-- begin RECORDED INFORMATION --
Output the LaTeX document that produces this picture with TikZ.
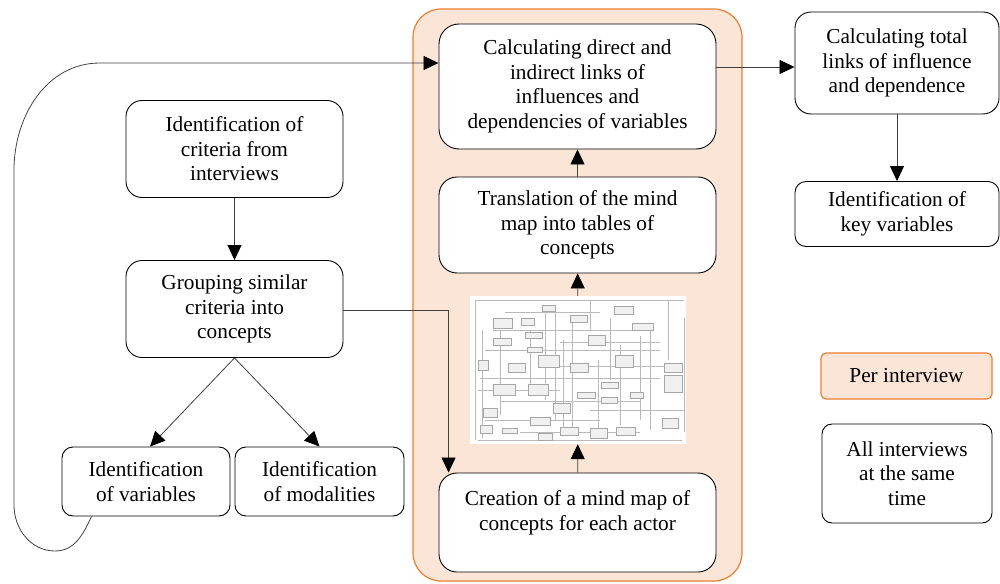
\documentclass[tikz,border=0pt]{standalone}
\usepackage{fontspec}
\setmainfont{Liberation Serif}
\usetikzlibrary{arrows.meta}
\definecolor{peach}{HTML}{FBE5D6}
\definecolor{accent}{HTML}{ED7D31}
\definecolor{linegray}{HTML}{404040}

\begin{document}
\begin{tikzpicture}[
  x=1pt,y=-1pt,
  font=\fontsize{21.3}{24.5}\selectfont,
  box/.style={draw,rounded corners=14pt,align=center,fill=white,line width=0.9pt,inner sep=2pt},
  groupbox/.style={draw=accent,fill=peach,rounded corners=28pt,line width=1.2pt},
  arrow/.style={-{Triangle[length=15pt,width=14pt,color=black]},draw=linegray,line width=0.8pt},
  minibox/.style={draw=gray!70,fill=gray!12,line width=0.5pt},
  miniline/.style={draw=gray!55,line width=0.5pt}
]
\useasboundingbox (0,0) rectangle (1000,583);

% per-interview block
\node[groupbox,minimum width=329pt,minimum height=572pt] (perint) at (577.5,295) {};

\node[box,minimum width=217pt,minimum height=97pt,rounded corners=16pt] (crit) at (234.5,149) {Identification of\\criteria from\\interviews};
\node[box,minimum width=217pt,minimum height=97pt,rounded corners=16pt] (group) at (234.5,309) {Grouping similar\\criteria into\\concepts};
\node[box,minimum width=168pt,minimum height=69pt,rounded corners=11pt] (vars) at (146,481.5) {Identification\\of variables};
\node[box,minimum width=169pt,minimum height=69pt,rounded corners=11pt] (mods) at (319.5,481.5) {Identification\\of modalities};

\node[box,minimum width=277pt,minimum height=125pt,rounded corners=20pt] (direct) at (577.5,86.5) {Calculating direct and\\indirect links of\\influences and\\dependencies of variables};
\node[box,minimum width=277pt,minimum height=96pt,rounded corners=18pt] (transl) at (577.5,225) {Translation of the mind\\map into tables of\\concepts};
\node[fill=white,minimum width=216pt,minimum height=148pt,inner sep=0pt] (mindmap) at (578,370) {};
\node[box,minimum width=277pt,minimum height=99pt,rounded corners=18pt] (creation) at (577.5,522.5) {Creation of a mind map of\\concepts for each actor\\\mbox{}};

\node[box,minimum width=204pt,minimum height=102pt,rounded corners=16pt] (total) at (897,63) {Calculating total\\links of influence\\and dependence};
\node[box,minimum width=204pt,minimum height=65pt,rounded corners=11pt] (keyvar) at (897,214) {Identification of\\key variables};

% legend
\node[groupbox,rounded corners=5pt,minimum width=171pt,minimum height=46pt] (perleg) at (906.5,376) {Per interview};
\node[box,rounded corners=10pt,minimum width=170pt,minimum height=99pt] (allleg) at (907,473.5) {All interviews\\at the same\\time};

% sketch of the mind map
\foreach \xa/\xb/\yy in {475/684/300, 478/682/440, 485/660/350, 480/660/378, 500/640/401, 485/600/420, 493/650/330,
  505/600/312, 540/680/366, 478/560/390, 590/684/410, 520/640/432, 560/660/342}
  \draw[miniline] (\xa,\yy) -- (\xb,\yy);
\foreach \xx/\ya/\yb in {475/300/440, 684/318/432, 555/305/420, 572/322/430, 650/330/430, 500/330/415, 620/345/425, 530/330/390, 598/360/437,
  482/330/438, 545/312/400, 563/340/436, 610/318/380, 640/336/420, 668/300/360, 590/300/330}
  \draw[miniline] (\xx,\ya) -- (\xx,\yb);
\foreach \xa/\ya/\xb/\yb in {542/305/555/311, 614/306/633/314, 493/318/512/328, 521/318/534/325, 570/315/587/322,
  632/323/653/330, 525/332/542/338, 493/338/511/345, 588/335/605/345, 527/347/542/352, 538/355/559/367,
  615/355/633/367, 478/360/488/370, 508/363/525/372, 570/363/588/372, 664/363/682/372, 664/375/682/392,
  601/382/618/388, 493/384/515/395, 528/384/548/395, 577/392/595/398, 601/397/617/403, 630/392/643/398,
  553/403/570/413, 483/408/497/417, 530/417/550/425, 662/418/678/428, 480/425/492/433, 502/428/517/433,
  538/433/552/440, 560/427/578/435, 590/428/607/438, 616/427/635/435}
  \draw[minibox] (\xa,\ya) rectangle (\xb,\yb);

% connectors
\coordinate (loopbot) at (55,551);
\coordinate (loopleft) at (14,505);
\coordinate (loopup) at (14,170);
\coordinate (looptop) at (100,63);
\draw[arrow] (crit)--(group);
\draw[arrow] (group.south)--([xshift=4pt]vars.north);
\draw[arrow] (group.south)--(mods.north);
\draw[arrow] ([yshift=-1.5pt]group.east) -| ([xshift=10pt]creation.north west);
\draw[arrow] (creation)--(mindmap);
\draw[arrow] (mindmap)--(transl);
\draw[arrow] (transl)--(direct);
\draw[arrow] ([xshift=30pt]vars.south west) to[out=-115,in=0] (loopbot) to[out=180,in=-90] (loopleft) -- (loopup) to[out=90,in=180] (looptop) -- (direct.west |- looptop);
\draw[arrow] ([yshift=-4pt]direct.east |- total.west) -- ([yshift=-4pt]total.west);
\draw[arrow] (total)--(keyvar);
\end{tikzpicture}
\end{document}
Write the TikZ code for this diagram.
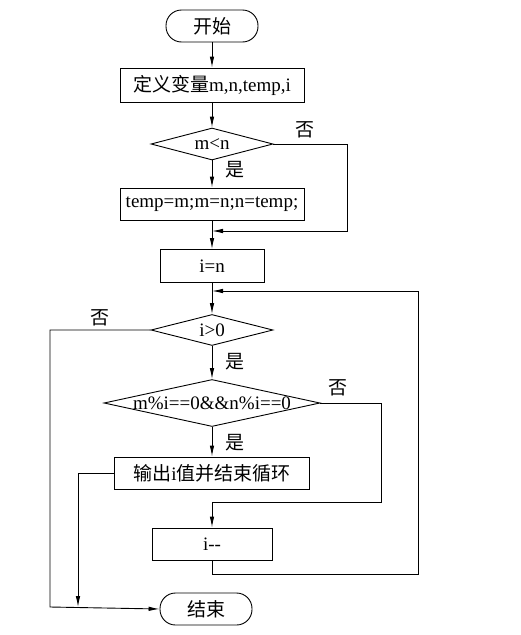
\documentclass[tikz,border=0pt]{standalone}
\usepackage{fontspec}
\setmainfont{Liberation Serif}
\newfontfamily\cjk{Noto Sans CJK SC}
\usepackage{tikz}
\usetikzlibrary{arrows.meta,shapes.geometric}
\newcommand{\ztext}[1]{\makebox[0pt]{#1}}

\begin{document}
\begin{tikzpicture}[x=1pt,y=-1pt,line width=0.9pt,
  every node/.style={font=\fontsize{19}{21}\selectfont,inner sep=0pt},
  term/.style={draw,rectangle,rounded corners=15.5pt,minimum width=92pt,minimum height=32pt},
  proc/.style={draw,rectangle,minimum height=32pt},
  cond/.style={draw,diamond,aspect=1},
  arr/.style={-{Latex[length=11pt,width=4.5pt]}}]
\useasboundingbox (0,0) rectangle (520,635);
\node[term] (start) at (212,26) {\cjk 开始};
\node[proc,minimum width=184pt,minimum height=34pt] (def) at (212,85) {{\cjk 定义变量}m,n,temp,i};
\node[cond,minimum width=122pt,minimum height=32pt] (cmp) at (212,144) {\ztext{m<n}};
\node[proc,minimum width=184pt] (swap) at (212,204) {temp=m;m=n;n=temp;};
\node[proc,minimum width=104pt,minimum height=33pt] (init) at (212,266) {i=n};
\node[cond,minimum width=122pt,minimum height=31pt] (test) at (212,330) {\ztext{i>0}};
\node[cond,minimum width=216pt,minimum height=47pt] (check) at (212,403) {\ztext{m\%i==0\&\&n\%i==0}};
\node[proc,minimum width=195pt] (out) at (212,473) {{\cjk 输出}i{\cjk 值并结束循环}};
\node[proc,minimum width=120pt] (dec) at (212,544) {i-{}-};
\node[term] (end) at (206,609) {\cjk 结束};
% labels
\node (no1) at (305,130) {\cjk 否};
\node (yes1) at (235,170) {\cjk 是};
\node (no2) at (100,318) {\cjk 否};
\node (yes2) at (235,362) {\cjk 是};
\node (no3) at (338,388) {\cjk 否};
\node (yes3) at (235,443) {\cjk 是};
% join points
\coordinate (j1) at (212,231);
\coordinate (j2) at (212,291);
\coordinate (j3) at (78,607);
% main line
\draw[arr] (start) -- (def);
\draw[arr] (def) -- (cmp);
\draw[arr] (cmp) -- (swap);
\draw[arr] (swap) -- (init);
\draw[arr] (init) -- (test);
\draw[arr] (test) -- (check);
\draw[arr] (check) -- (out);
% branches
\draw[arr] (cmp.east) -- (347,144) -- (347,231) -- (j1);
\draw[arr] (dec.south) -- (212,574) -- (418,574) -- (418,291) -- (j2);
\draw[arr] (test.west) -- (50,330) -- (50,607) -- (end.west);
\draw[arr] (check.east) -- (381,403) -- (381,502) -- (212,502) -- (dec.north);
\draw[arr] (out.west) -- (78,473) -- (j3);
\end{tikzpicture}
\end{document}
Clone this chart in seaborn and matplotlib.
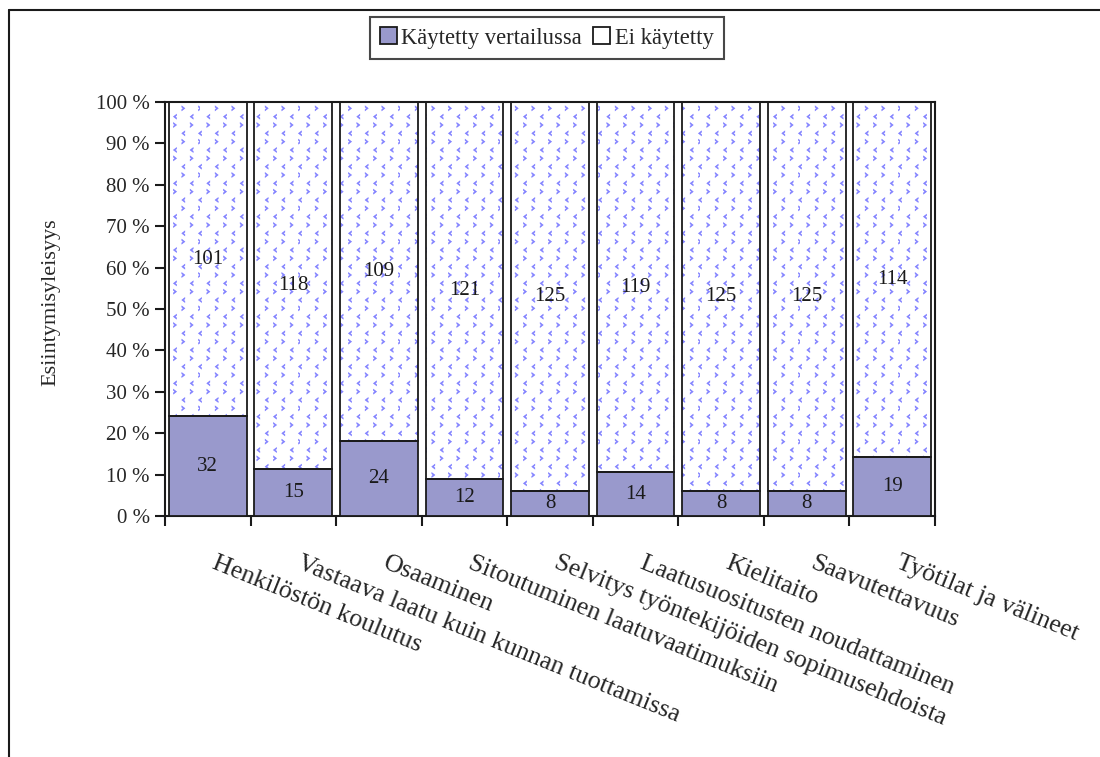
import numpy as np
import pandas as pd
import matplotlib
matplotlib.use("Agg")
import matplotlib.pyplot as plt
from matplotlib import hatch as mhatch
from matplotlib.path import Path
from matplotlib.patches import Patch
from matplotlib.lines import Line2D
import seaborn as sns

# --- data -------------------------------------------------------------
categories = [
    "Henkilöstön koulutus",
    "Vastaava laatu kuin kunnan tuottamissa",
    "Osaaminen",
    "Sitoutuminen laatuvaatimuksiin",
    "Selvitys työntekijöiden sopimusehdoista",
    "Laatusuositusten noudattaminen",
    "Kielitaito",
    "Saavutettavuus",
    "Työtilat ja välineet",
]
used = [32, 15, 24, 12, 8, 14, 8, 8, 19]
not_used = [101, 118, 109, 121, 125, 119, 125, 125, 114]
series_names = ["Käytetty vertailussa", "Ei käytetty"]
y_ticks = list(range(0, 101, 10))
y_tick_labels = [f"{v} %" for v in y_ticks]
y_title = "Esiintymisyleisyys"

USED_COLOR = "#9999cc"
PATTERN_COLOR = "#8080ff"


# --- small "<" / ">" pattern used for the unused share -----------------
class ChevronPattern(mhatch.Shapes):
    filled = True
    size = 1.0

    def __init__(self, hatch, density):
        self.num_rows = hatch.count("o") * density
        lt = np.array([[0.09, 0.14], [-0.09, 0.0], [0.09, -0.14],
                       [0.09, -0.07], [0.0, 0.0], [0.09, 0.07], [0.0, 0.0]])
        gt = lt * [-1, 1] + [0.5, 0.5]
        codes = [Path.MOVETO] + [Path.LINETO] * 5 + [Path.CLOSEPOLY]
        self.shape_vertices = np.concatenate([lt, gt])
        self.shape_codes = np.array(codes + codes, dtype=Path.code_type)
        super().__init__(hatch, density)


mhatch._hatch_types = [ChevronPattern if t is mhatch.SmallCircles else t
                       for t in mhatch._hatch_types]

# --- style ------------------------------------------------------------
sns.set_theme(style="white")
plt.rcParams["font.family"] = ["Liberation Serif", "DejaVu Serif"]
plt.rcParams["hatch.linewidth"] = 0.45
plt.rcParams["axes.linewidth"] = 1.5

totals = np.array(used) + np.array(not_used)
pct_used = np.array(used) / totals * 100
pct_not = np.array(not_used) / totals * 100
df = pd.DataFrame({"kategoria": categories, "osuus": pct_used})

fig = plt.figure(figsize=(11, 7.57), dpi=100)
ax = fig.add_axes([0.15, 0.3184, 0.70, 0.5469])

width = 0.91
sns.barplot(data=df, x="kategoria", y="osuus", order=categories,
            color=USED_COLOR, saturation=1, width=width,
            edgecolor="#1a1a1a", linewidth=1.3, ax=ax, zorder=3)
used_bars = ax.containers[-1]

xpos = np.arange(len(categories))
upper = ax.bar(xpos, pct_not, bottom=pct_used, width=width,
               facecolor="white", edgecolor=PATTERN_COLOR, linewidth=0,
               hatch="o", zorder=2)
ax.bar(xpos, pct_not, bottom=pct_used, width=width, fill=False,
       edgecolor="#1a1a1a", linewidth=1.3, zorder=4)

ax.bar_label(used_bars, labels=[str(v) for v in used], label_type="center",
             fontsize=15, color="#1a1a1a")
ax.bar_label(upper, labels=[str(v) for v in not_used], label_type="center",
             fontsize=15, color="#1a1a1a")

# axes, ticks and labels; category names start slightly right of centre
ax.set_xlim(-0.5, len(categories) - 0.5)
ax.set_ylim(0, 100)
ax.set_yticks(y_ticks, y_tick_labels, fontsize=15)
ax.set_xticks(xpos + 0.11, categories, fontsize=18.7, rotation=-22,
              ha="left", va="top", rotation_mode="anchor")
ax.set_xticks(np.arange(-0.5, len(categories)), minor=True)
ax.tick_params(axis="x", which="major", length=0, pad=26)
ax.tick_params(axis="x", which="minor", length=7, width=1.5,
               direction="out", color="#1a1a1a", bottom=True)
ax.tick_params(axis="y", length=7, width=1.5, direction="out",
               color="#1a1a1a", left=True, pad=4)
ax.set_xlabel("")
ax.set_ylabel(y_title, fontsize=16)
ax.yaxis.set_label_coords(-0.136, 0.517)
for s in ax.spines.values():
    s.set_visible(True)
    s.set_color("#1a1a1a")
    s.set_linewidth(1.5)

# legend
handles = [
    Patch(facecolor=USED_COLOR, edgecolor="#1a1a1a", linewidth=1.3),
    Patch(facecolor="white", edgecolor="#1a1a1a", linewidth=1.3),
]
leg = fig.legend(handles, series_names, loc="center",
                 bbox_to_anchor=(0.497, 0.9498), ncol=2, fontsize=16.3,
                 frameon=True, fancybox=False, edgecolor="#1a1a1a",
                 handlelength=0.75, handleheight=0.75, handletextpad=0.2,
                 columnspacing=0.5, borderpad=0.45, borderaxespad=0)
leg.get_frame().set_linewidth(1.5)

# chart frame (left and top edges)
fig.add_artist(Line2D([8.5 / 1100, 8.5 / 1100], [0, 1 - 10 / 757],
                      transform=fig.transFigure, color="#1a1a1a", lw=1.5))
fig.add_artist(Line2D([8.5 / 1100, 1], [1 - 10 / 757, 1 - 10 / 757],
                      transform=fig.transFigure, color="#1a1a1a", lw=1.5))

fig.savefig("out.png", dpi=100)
-- end RECORDED INFORMATION --
* [PROBLEM TO WORK ON]: Pictures are excluded. Repeat exactly the lines from the one containing "Clone this chart in seaborn and matplotlib." to the one containing "import seaborn as sns", inclusive.

* [ANSWER BELOW]:
Clone this chart in seaborn and matplotlib.
import numpy as np
import pandas as pd
import matplotlib
matplotlib.use("Agg")
import matplotlib.pyplot as plt
from matplotlib import hatch as mhatch
from matplotlib.path import Path
from matplotlib.patches import Patch
from matplotlib.lines import Line2D
import seaborn as sns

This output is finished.